* _TO BE DONE_
Set the listing down again in full, word for word, with the pictures left out.

-- Start of DATA SHOWN --

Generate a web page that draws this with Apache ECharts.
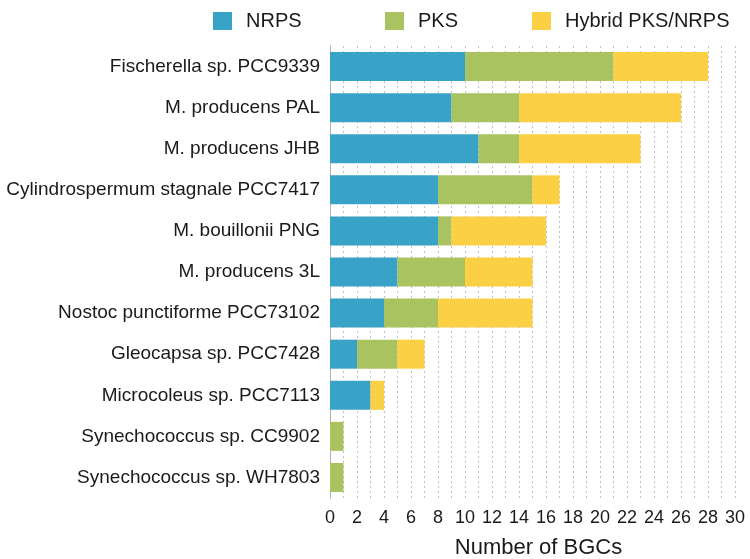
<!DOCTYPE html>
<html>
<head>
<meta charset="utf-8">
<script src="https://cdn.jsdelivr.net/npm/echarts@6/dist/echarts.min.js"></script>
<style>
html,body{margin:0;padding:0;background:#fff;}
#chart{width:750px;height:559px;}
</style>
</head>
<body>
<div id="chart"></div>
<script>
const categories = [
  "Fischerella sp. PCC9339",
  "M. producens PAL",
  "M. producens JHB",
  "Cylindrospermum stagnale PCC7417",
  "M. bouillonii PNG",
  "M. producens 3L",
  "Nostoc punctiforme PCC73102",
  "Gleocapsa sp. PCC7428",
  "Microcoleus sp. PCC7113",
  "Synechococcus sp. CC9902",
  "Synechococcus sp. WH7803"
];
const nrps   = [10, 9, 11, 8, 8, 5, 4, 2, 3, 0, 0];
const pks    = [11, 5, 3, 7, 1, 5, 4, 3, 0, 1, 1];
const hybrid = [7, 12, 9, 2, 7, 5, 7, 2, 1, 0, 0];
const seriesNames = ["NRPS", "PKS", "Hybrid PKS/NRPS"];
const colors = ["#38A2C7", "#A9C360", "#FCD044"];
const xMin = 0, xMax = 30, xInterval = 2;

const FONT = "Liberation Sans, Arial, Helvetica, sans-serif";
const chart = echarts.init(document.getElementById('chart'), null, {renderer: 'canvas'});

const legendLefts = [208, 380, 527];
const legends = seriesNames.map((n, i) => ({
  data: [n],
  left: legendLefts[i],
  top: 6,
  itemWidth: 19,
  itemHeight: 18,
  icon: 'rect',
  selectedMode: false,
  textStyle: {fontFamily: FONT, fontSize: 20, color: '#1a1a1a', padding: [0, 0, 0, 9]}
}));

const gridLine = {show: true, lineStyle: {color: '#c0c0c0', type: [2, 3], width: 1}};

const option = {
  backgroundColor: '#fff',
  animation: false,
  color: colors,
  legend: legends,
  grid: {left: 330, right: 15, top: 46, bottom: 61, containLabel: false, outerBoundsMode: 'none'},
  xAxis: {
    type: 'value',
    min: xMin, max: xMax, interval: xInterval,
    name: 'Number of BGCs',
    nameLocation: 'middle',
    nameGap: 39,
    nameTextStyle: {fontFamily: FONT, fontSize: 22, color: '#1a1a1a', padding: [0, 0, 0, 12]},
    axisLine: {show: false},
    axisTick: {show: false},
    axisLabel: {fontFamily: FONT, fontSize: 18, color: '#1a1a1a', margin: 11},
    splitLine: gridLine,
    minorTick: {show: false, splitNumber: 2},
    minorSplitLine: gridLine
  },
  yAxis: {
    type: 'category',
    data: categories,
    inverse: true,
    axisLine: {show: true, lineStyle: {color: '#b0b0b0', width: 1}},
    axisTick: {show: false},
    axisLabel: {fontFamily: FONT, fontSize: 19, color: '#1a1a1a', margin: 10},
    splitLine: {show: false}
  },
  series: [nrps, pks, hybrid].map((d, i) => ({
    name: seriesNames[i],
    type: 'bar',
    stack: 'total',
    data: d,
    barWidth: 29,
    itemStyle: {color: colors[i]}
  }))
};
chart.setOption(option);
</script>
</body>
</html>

-- End of DATA SHOWN --

* _WORKED SOLUTION_
Generate a web page that draws this with Apache ECharts.
<!DOCTYPE html>
<html>
<head>
<meta charset="utf-8">
<script src="https://cdn.jsdelivr.net/npm/echarts@6/dist/echarts.min.js"></script>
<style>
html,body{margin:0;padding:0;background:#fff;}
#chart{width:750px;height:559px;}
</style>
</head>
<body>
<div id="chart"></div>
<script>
const categories = [
  "Fischerella sp. PCC9339",
  "M. producens PAL",
  "M. producens JHB",
  "Cylindrospermum stagnale PCC7417",
  "M. bouillonii PNG",
  "M. producens 3L",
  "Nostoc punctiforme PCC73102",
  "Gleocapsa sp. PCC7428",
  "Microcoleus sp. PCC7113",
  "Synechococcus sp. CC9902",
  "Synechococcus sp. WH7803"
];
const nrps   = [10, 9, 11, 8, 8, 5, 4, 2, 3, 0, 0];
const pks    = [11, 5, 3, 7, 1, 5, 4, 3, 0, 1, 1];
const hybrid = [7, 12, 9, 2, 7, 5, 7, 2, 1, 0, 0];
const seriesNames = ["NRPS", "PKS", "Hybrid PKS/NRPS"];
const colors = ["#38A2C7", "#A9C360", "#FCD044"];
const xMin = 0, xMax = 30, xInterval = 2;

const FONT = "Liberation Sans, Arial, Helvetica, sans-serif";
const chart = echarts.init(document.getElementById('chart'), null, {renderer: 'canvas'});

const legendLefts = [208, 380, 527];
const legends = seriesNames.map((n, i) => ({
  data: [n],
  left: legendLefts[i],
  top: 6,
  itemWidth: 19,
  itemHeight: 18,
  icon: 'rect',
  selectedMode: false,
  textStyle: {fontFamily: FONT, fontSize: 20, color: '#1a1a1a', padding: [0, 0, 0, 9]}
}));

const gridLine = {show: true, lineStyle: {color: '#c0c0c0', type: [2, 3], width: 1}};

const option = {
  backgroundColor: '#fff',
  animation: false,
  color: colors,
  legend: legends,
  grid: {left: 330, right: 15, top: 46, bottom: 61, containLabel: false, outerBoundsMode: 'none'},
  xAxis: {
    type: 'value',
    min: xMin, max: xMax, interval: xInterval,
    name: 'Number of BGCs',
    nameLocation: 'middle',
    nameGap: 39,
    nameTextStyle: {fontFamily: FONT, fontSize: 22, color: '#1a1a1a', padding: [0, 0, 0, 12]},
    axisLine: {show: false},
    axisTick: {show: false},
    axisLabel: {fontFamily: FONT, fontSize: 18, color: '#1a1a1a', margin: 11},
    splitLine: gridLine,
    minorTick: {show: false, splitNumber: 2},
    minorSplitLine: gridLine
  },
  yAxis: {
    type: 'category',
    data: categories,
    inverse: true,
    axisLine: {show: true, lineStyle: {color: '#b0b0b0', width: 1}},
    axisTick: {show: false},
    axisLabel: {fontFamily: FONT, fontSize: 19, color: '#1a1a1a', margin: 10},
    splitLine: {show: false}
  },
  series: [nrps, pks, hybrid].map((d, i) => ({
    name: seriesNames[i],
    type: 'bar',
    stack: 'total',
    data: d,
    barWidth: 29,
    itemStyle: {color: colors[i]}
  }))
};
chart.setOption(option);
</script>
</body>
</html>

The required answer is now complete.